The respondent's learned counsel has also placed reliance on Suriit Singh v. Gurnam Singh, (1964 Cur LJ 480) (Puni) which is also a case under the Punjab Pre-emption Act and it also lays down the same principle as in AJR 1933 Lahore 481. Reliance is also placed on an authority Bishan Singh v. Kishan Singh, (1968 Puni LJ 279) decided by the Financial Commissioner Punjab holding that 'once the tenant was ordered to be ejected, he could not then purchase the land under Section 18 of the Punjab Security of Land Tenures Act.' According to Raman Menon v. Mammali, (AIR 1918 Mad 1159) 'a decree in eiectment, which recognizes the termination of the tenancy and decrees possession to the landlord, operates as a severance of the relationship between the parties as landlord and tenant and subsequent possession by the tenant is wrongful and must be deemed to be the possession of a trespasser, unless there are express and overt acts of the parties creating the relationship afresh'. In Hans Raj v. Shrimati Brahmi Devi, (1960 Pun LJ 71) it has been laid down that--

'The moment the court on the landlord's petition passes a decree or order for ejectment, it clearly, does no more than to declare that henceforth the parties cease to be landlord and tenant. The fact that the decree or order has to be executed in order to dispossess the tenant and put the landlord in physical possession does not and cannot mean that till the decree or order is not executed the status of the parties qua one another has not been determined. The decree or order determines the rights of the parties inter se and the execution of that decree or order merely gives effect to that determination. Thus on first principles it cannot but be held that the final order of eiectment puts an end to the relationship of landlord and tenant and the tenant cannot after the date of the order be held to be occupancy tenant on the ground that the tenant remained in possession or that the tenant was illegally dispossessed in execution of the order.'

In the light of the aforesaid authorities which though under different provisions of different acts, it is abundantly clear that the relationship of landlord and tenant comes to an end the moment a decree for ejectment is passed by the Court and the execution of the decree is only to give effect to the determination which has already been made by the Court. If after the decree the tenant continues in possession then under Section 30 of the Act, he is liable to pay compensation for use or occupation of the land at the rate of the rent as was payable in the preceding agricultural year.

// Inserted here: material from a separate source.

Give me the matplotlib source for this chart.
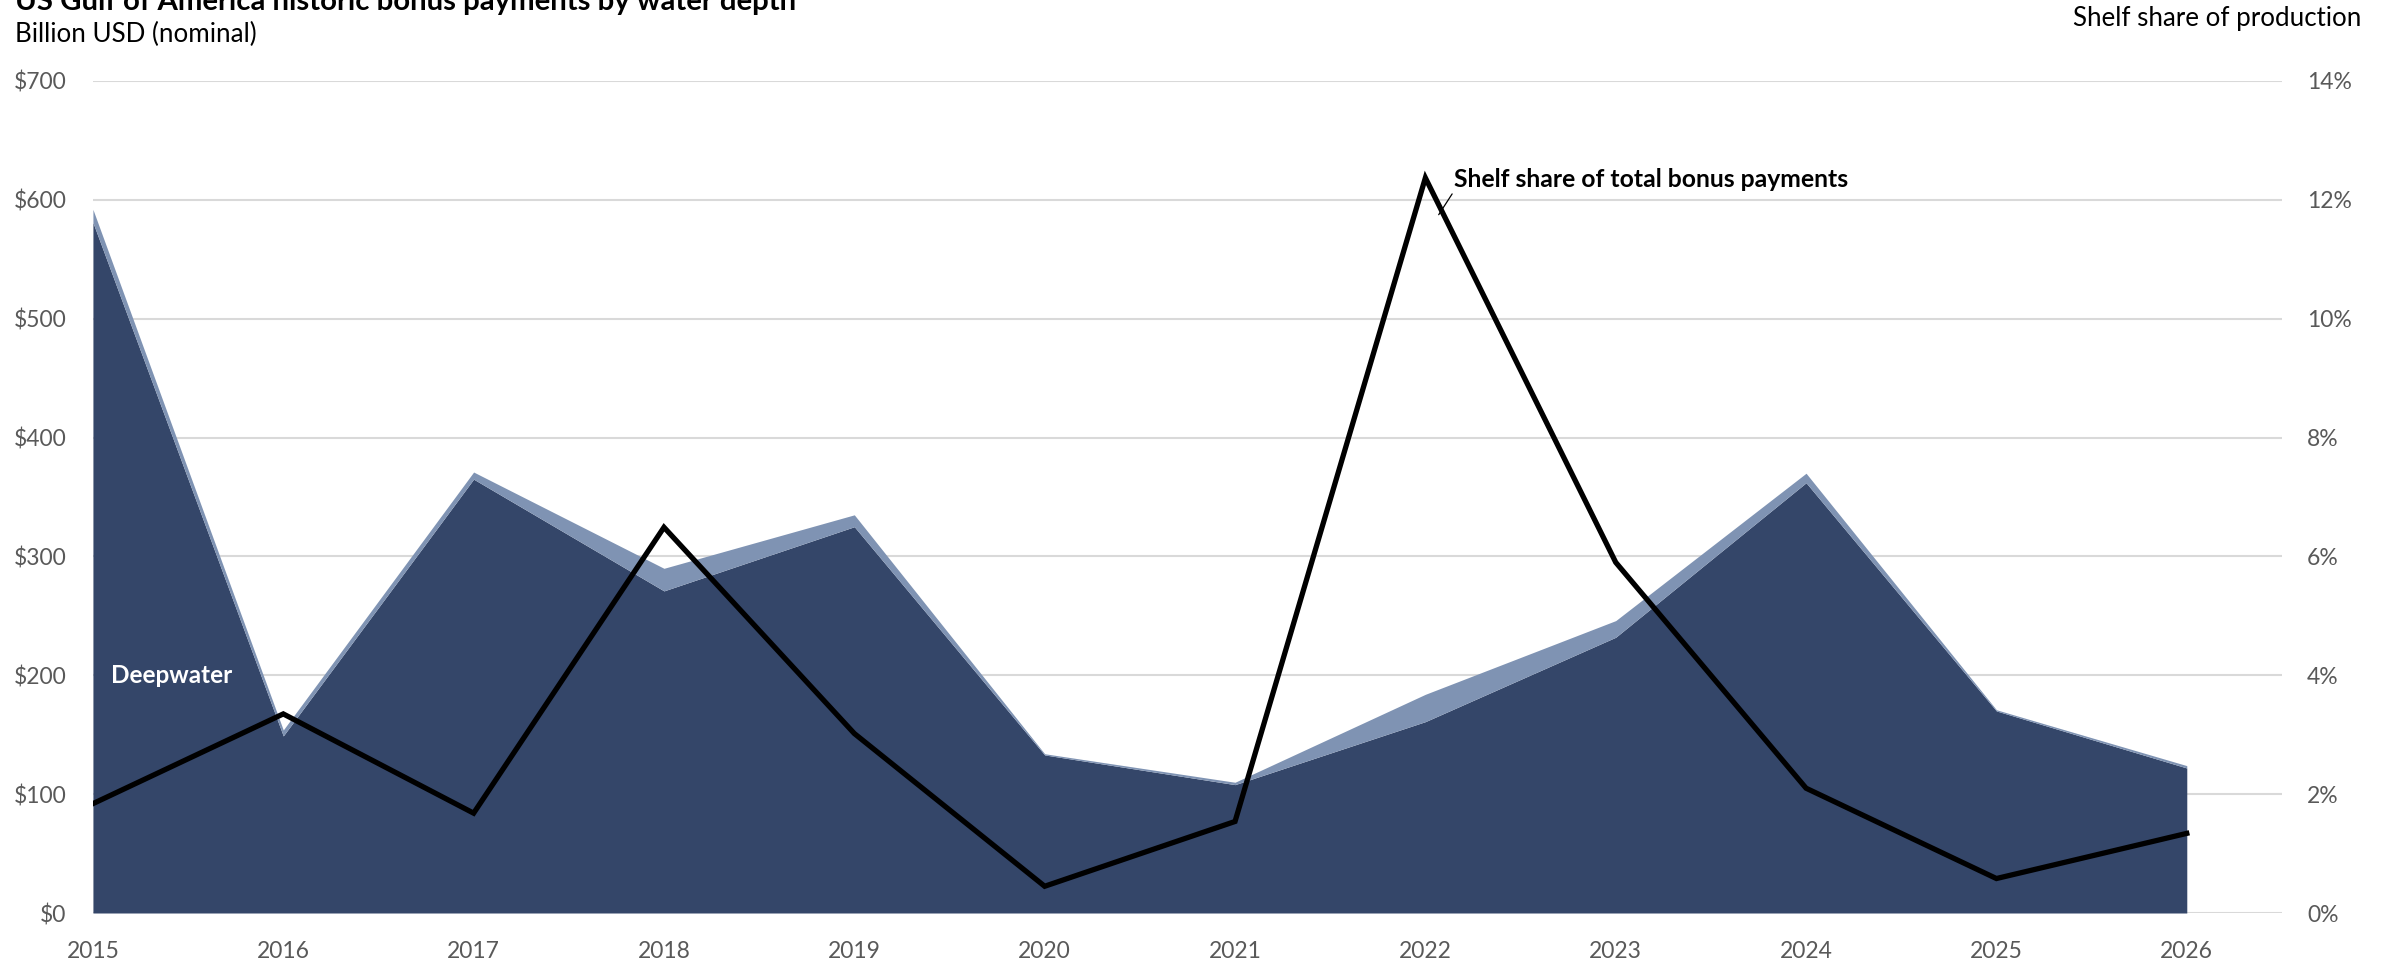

17. In the light of the above I am of the view that the tenancy, therefore, had been determined on the passing of the decree for ejectment by the Revenue Assistant. It has. further, been contended by the learned counsel for the appellant that because of the appeal having been filed before the Collector, the order of the trial Court had been suspended. It may be stated here without discussing further that not only the Collector but even the Commissioner has dismissed his appeal and now it is only a revision which is lying pending before the Financial Commissioner. The decree of the Courts below does not become inoperative merely because a revision has been filed by the appellant before the Financial Commissioner. If he succeeds in that revision he is not precluded again from applying for the acquisition of the proprietary rights in the land and the question of res judicata does not apply in these proceedings.

18. The net result of the aforesaid discussion is that the appeal fails and is hereby dismissed with costs.